▶ [EXERCISE AIM]: Leaving out every picture, copy the lines of the data exactly, from the first through the line containing "const seriesNames = ['Priority".

▶ [RECORDED DATA]:
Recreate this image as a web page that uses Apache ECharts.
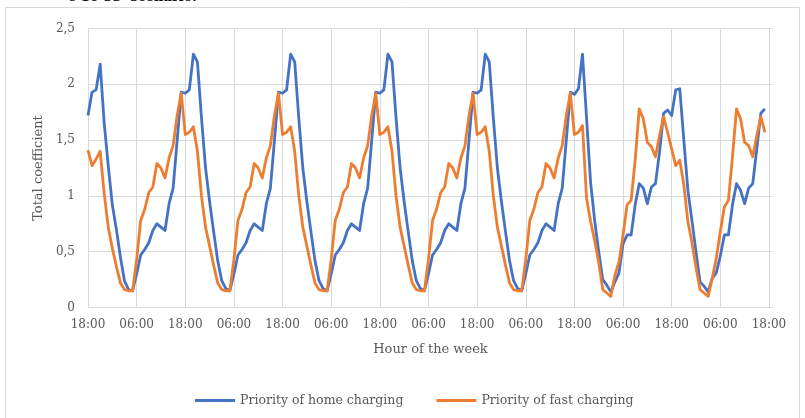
<!DOCTYPE html>
<html>
<head>
<meta charset="utf-8">
<script src="https://cdn.jsdelivr.net/npm/echarts@6.0.0/dist/echarts.min.js"></script>
<style>
  html, body { margin: 0; padding: 0; background: #ffffff; }
  #chart { width: 805px; height: 418px; }
</style>
</head>
<body>
<div id="chart"></div>
<script>
// Hourly slots across the week (index 0 = 18:00 on the first evening)
const slotCount = 170;
const tickLabels = ['18:00', '06:00'];
const yTickLabels = { 0: '0', 0.5: '0,5', 1: '1', 1.5: '1,5', 2: '2', 2.5: '2,5' };

const seriesNames = ['Priority of home charging', 'Priority of fast charging'];

// Priority of home charging, one value per hour
const homeCharging = [
  1.72, 1.93, 1.95, 2.18, 1.65, 1.27, 0.92, 0.70, 0.45, 0.24, 0.16, 0.15,
  0.30, 0.47, 0.52, 0.58, 0.69, 0.75, 0.72, 0.69, 0.93, 1.07, 1.50, 1.93,
  1.92, 1.95, 2.27, 2.20, 1.70, 1.25, 0.95, 0.68, 0.42, 0.24, 0.17, 0.15,
  0.30, 0.47, 0.52, 0.58, 0.69, 0.75, 0.72, 0.69, 0.93, 1.07, 1.50, 1.93,
  1.92, 1.95, 2.27, 2.20, 1.70, 1.25, 0.95, 0.68, 0.42, 0.24, 0.17, 0.15,
  0.30, 0.47, 0.52, 0.58, 0.69, 0.75, 0.72, 0.69, 0.93, 1.07, 1.50, 1.93,
  1.92, 1.95, 2.27, 2.20, 1.70, 1.25, 0.95, 0.68, 0.42, 0.24, 0.17, 0.15,
  0.30, 0.47, 0.52, 0.58, 0.69, 0.75, 0.72, 0.69, 0.93, 1.07, 1.50, 1.93,
  1.92, 1.95, 2.27, 2.20, 1.70, 1.25, 0.95, 0.68, 0.42, 0.24, 0.17, 0.15,
  0.30, 0.47, 0.52, 0.58, 0.69, 0.75, 0.72, 0.69, 0.93, 1.07, 1.50, 1.93,
  1.91, 1.96, 2.27, 1.70, 1.12, 0.78, 0.50, 0.25, 0.20, 0.14, 0.23, 0.31,
  0.57, 0.65, 0.65, 0.92, 1.11, 1.07, 0.93, 1.08, 1.11, 1.39, 1.74, 1.77,
  1.72, 1.95, 1.96, 1.50, 1.05, 0.78, 0.50, 0.23, 0.19, 0.14, 0.26, 0.31,
  0.46, 0.65, 0.65, 0.92, 1.11, 1.05, 0.93, 1.07, 1.11, 1.42, 1.74, 1.78
];

// Priority of fast charging, one value per hour
const fastCharging = [
  1.41, 1.27, 1.33, 1.40, 1.02, 0.72, 0.53, 0.37, 0.22, 0.16, 0.15, 0.15,
  0.43, 0.78, 0.88, 1.03, 1.08, 1.29, 1.25, 1.16, 1.34, 1.45, 1.72, 1.92,
  1.55, 1.57, 1.62, 1.40, 1.00, 0.72, 0.55, 0.38, 0.22, 0.16, 0.15, 0.15,
  0.43, 0.78, 0.88, 1.03, 1.08, 1.29, 1.25, 1.16, 1.34, 1.45, 1.72, 1.92,
  1.55, 1.57, 1.62, 1.40, 1.00, 0.72, 0.55, 0.38, 0.22, 0.16, 0.15, 0.15,
  0.43, 0.78, 0.88, 1.03, 1.08, 1.29, 1.25, 1.16, 1.34, 1.45, 1.72, 1.92,
  1.55, 1.57, 1.62, 1.40, 1.00, 0.72, 0.55, 0.38, 0.22, 0.16, 0.15, 0.15,
  0.43, 0.78, 0.88, 1.03, 1.08, 1.29, 1.25, 1.16, 1.34, 1.45, 1.72, 1.92,
  1.55, 1.57, 1.62, 1.40, 1.00, 0.72, 0.55, 0.38, 0.22, 0.16, 0.15, 0.15,
  0.43, 0.78, 0.88, 1.03, 1.08, 1.29, 1.25, 1.16, 1.34, 1.45, 1.72, 1.92,
  1.55, 1.57, 1.63, 0.98, 0.77, 0.60, 0.40, 0.16, 0.13, 0.10, 0.29, 0.41,
  0.65, 0.92, 0.96, 1.32, 1.78, 1.69, 1.48, 1.44, 1.35, 1.54, 1.71, 1.57,
  1.42, 1.27, 1.32, 1.10, 0.77, 0.58, 0.36, 0.16, 0.13, 0.10, 0.26, 0.44,
  0.68, 0.90, 0.96, 1.35, 1.78, 1.69, 1.48, 1.45, 1.35, 1.54, 1.71, 1.57
];

const colors = ['#4472C4', '#ED7D31'];
const textFont = '"DejaVu Serif", "Liberation Serif", serif';
const gridColor = '#D9D9D9';
const textColor = '#595959';

// Category slots: a label every 12 hours, alternating 18:00 / 06:00
const slots = [];
for (let i = 0; i < slotCount; i++) {
  slots.push(i % 12 === 0 ? tickLabels[(i / 12) % 2] : '');
}
const everyTwelve = (index) => index % 12 === 0 && index <= 168;

const chart = echarts.init(document.getElementById('chart'), null, { renderer: 'canvas' });

chart.setOption({
  animation: false,
  backgroundColor: '#ffffff',
  graphic: [
    {
      type: 'rect',
      silent: true,
      shape: { x: 5.5, y: 7.5, width: 794, height: 440 },
      style: { fill: 'none', stroke: gridColor, lineWidth: 1 }
    },
    {
      type: 'text',
      silent: true,
      left: 68,
      top: -9,
      style: { text: 'e 10 33  scenario.', fill: '#000000', font: 'bold 13px "DejaVu Serif", serif' }
    }
  ],
  grid: { left: 88, right: 32, top: 28.5, bottom: 110.5, containLabel: false },
  legend: {
    left: 195,
    top: 394,
    padding: 0,
    icon: 'rect',
    itemWidth: 40,
    itemHeight: 3,
    itemGap: 33,
    textStyle: { fontFamily: textFont, fontSize: 12.5, color: textColor },
    data: seriesNames
  },
  xAxis: {
    type: 'category',
    data: slots,
    boundaryGap: false,
    name: 'Hour of the week',
    nameLocation: 'middle',
    nameGap: 36,
    nameTextStyle: { fontFamily: textFont, fontSize: 13, color: textColor },
    axisLine: { show: true, lineStyle: { color: gridColor, width: 1 } },
    axisTick: { show: false },
    axisLabel: { interval: everyTwelve, margin: 11, fontFamily: textFont, fontSize: 12, color: textColor },
    splitLine: { show: true, interval: everyTwelve, lineStyle: { color: gridColor, width: 1 } }
  },
  yAxis: {
    type: 'value',
    min: 0,
    max: 2.5,
    interval: 0.5,
    name: 'Total coefficient',
    nameLocation: 'middle',
    nameGap: 41,
    nameRotate: 90,
    nameTextStyle: { fontFamily: textFont, fontSize: 13, color: textColor },
    axisLine: { show: true, lineStyle: { color: gridColor, width: 1 } },
    axisTick: { show: false },
    axisLabel: {
      margin: 13,
      fontFamily: textFont,
      fontSize: 12,
      color: textColor,
      formatter: (v) => yTickLabels[v] !== undefined ? yTickLabels[v] : String(v).replace('.', ',')
    },
    splitLine: { show: true, lineStyle: { color: gridColor, width: 1 } }
  },
  series: [
    {
      name: seriesNames[0],
      type: 'line',
      data: homeCharging,
      showSymbol: false,
      symbol: 'none',
      color: colors[0],
      lineStyle: { width: 2.8, color: colors[0], join: 'round' },
      z: 2
    },
    {
      name: seriesNames[1],
      type: 'line',
      data: fastCharging,
      showSymbol: false,
      symbol: 'none',
      color: colors[1],
      lineStyle: { width: 2.8, color: colors[1], join: 'round' },
      z: 3
    }
  ]
});
</script>
</body>
</html>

▶ [SOLUTION TO THIS PROBLEM]:
Recreate this image as a web page that uses Apache ECharts.
<!DOCTYPE html>
<html>
<head>
<meta charset="utf-8">
<script src="https://cdn.jsdelivr.net/npm/echarts@6.0.0/dist/echarts.min.js"></script>
<style>
  html, body { margin: 0; padding: 0; background: #ffffff; }
  #chart { width: 805px; height: 418px; }
</style>
</head>
<body>
<div id="chart"></div>
<script>
// Hourly slots across the week (index 0 = 18:00 on the first evening)
const slotCount = 170;
const tickLabels = ['18:00', '06:00'];
const yTickLabels = { 0: '0', 0.5: '0,5', 1: '1', 1.5: '1,5', 2: '2', 2.5: '2,5' };

const seriesNames = ['Priority of home charging', 'Priority of fast charging'];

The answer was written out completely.